Nancy and I were driving home from an event in Lincoln Sunday afternoon as we encountered a strong wind as soon as we left the city. Corn stalks, husks and dust . . . were the primary things a person could see. I had images of pictures I’ve seen of the dust bowl days that showed huge clouds of dust blowing in the wind. I wasn’t looking for that, but as we neared Davenport, we started seeing a heavy, brown cloud that looked different than the rest of the sky which was so dust filled, vision was limited to a mile or so.

Just west of Davenport we decided those heavy, brown clouds were not either clouds or dust, they were smoke. The closer we got to the 10-mile corner east of Lawrence, the stronger the smell of smoke enveloped our car.

From the highway we could tell the fire was still quite a distance south, later learning it was about 8 to 10 miles south.

The trip from Lawrence to Lincoln has been made many times but this trip home may be one of the most memorable for us.

For the past few years we in south central Nebraska have gotten familiar to seeing smoke in the air. However, that smoke came from fires elsewhere, not in our own back yard. That smoke came from California and even Canada and close by Kansas or western Nebraska.

It was interesting that in this month’s edition of the Nebraska Game and Parks’ magazine, “NEBRASKAland” there was an interesting article about “prescribed burning.” It was about the burning of more than 400 acres in a northern Nebraska state park.

The results of the burn were great and it did a great deal of good for grassland restoration and control of those red cedar trees.
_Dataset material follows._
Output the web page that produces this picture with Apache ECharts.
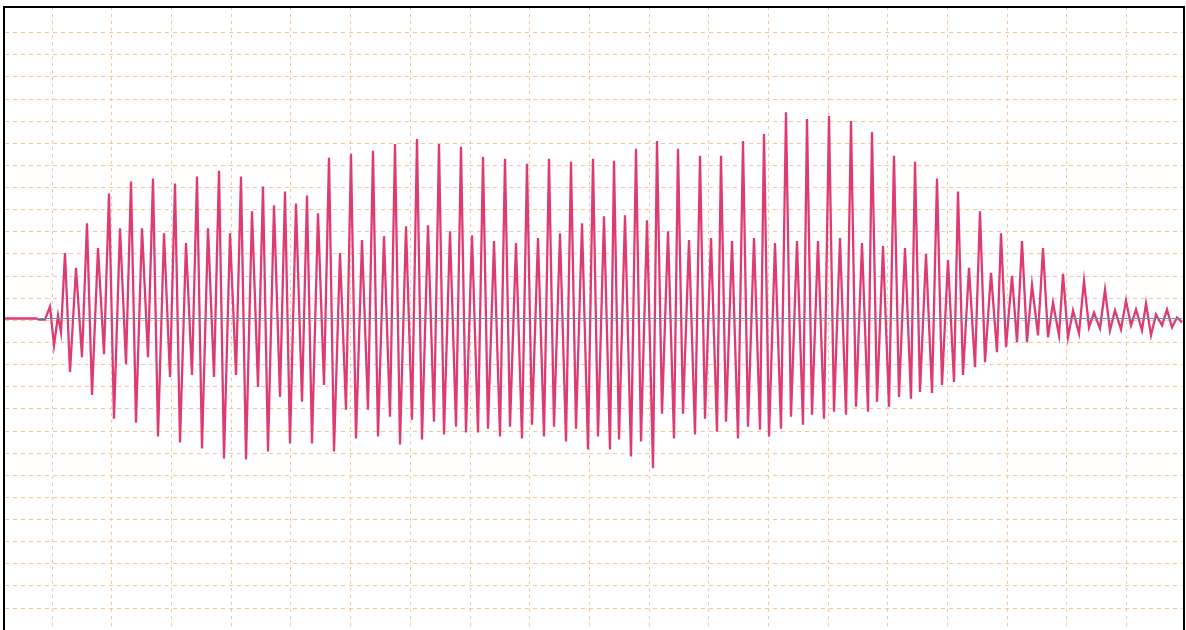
<!DOCTYPE html>
<html><head><meta charset="utf-8">
<script src="https://cdn.jsdelivr.net/npm/echarts/dist/echarts.min.js"></script>
<style>html,body{margin:0;padding:0;background:#fff}#c{width:1186px;height:630px}</style>
</head><body><div id="c"></div>
<script>
// Quiet lead-in before the onset (time, amplitude)
const onsetX = [5, 36, 40, 45, 50, 54, 58, 61];
const onsetV = [0, 0, -1, -1, 12, -27, 3, -14];
// Tall peaks of each cycle
const p1X = [65,87,109,131,153,175,197,219,241,263,285,307,329,351,373,395,417,439,461,483,505,527,549,571,593,614,636,657,678,700,721,743,764,786,807,829,851,872,894,915,937,958,980,1001,1022,1043,1063,1084,1105,1126,1146,1167];
const p1V = [66,96,126,138,141,136,143,149,143,133,128,124,162,166,169,176,181,176,173,163,161,156,161,158,161,159,171,179,171,164,164,179,186,208,201,204,199,188,164,158,141,128,108,86,78,71,45,38,29,18,15,9];
// Troughs following the tall peaks
const t1X = [70,92,114,136,158,180,202,224,246,268,290,312,334,356,378,400,422,444,466,488,510,532,554,576,598,619,641,662,683,705,726,748,769,791,812,834,856,877,899,920,942,963,985,1006,1027,1048,1068,1089,1110,1131,1151,1172];
const t1V = [-54,-77,-101,-105,-119,-125,-131,-141,-142,-134,-126,-126,-134,-121,-119,-127,-122,-117,-115,-111,-109,-107,-109,-111,-119,-122,-124,-96,-96,-101,-104,-109,-119,-99,-97,-94,-89,-84,-79,-74,-67,-57,-44,-29,-24,-19,-19,-9,-12,-7,-17,-9];
// Secondary (shorter) peaks
const p2X = [76,98,120,142,164,186,208,230,252,274,296,318,340,362,384,406,428,450,472,494,516,538,560,582,604,625,647,668,689,711,732,754,775,797,818,840,862,883,905,926,948,969,991,1012,1032,1053,1073,1094,1115,1136,1156,1177];
const p2V = [51,71,91,91,86,76,91,86,108,114,116,106,66,79,83,93,94,88,84,78,76,81,86,96,103,104,99,88,79,81,78,81,76,78,78,81,76,73,71,65,59,51,46,43,34,16,8,6,8,9,4,1];
// Troughs before the next tall peak
const t2X = [82,104,126,148,170,192,214,236,258,280,302,324,346,368,390,412,434,456,478,500,522,544,566,588,610,631,653,674,695,717,738,760,781,803,824,846,868,889,911,932,954,975,997,1017,1038,1059,1079,1100,1121,1142,1162];
const t2V = [-39,-36,-46,-39,-59,-57,-59,-57,-69,-79,-84,-67,-92,-92,-99,-102,-104,-109,-115,-119,-121,-119,-124,-132,-132,-139,-151,-121,-117,-114,-121,-112,-111,-107,-101,-97,-94,-89,-81,-75,-64,-49,-34,-24,-17,-17,-15,-10,-11,-12,-7];
const endX = [1182];
const endV = [-4];

const data = [];
onsetX.forEach((x, i) => data.push([x, onsetV[i]]));
for (let k = 0; k < p1X.length; k++) {
  data.push([p1X[k], p1V[k]]);
  data.push([t1X[k], t1V[k]]);
  data.push([p2X[k], p2V[k]]);
  if (k < t2X.length) data.push([t2X[k], t2V[k]]);
}
endX.forEach((x, i) => data.push([x, endV[i]]));

const gridColor = '#f5c797';
const chart = echarts.init(document.getElementById('c'), null, {renderer: 'canvas'});
chart.setOption({
  animation: false,
  backgroundColor: '#ffffff',
  grid: [
    // data grid: one time unit per pixel across the canvas
    {left: 0, width: 1186, top: 7, height: 628, containLabel: false},
    // horizontal guide lines
    {left: 5, width: 1178, top: 32.4, height: 599.4, containLabel: false},
    // vertical guide lines
    {left: 52, width: 1140, top: 7, height: 640, containLabel: false}
  ],
  xAxis: [
    {type: 'value', gridIndex: 0, min: 0, max: 1186, show: false},
    {type: 'value', gridIndex: 1, min: 0, max: 1, show: false},
    {type: 'value', gridIndex: 2, min: 0, max: 1140, interval: 60,
     axisLine: {show: false}, axisTick: {show: false}, axisLabel: {show: false},
     splitLine: {show: true, lineStyle: {color: gridColor, width: 1, type: [3, 4]}}}
  ],
  yAxis: [
    {type: 'value', gridIndex: 0, min: -314, max: 314, show: false},
    {type: 'value', gridIndex: 1, min: -310.8, max: 288.6, interval: 22.2,
     axisLine: {show: false}, axisTick: {show: false}, axisLabel: {show: false},
     splitLine: {show: true, lineStyle: {color: gridColor, width: 1, type: [4, 4]}}},
    {type: 'value', gridIndex: 2, min: 0, max: 1, show: false}
  ],
  series: [{
    type: 'line', xAxisIndex: 0, yAxisIndex: 0, data: data,
    symbol: 'none', showSymbol: false,
    lineStyle: {color: '#dd3b74', width: 2.3, join: 'miter'},
    markLine: {
      silent: true, symbol: 'none', label: {show: false},
      lineStyle: {color: '#5e9aab', width: 1, type: 'solid'},
      data: [[{coord: [36, 0]}, {coord: [1182, 0]}]]
    }
  }],
  graphic: [{
    type: 'rect', z: 100, silent: true,
    shape: {x: 4, y: 7, width: 1180, height: 700},
    style: {fill: null, stroke: '#000000', lineWidth: 2}
  }]
});
</script>
</body></html>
Controlled burning in farming country has not been as well accepted for the very reason we saw Sunday. If they get out of control, a great deal of damage can be done and it takes a good deal of manpower in knowledge to control them.

Seeing grassland disappear to red cedar and weeds is sad indeed, but the ‘controlled burns’ need to be a little more controlled.

When I heard that my grandfather used horses and plows to establish “fire breaks” around homesteads, I was amazed. I really wonder if those 75 foot fire breaks would have been enough on days like Sunday.

I’m thankful for all those willing and able to go out and control these fires. From what I understand there were no injuries or deaths from Sunday’s fire, but in other parts of Nebraska, volunteer fire fighters have died this year in the performance of their duties. May God bless them all.

A O

Last week I printed memories of Eleanor Rempe about the Lawrence Telephone Company since the building that housed the business was destroy recently. Here are the other two short stories about her memories of that time, long, long ago.

“When a fierce fire wiped out several business places on the west side of Main Street, she was called to the switchboard again. The rest of the night was spent putting through long-distance calls. Owners and others were calling their relatives. The local operator was required to make a ticket of each long distance call and file them for the bookkeeper.”

“The Lawrence Telephone office was in the south-west room of the house now owned and occupied by Lawrence and Agnes Ostdiek. People in town always paid their rent each month and they had until the 10th of the month to pay and receive a 25 cent discount. The morning of the 10th the operator would be given a list of all those not paid. It was her duty to call each one to remind them it was the last day of the discount. One time she was working the night shift (8 p.m. to 8 a.m.). At 10 p.m. a local business man, long deceased, was pounding on the door wanting to get in and pay his rent. He had a little too much booze. Eleanor switched the light on in the booth and told him to lay his money in there, which he did. The next day, Mr. Henry Gilsdorf told her if that ever happened again to just push that button which was the town’s fire whistle.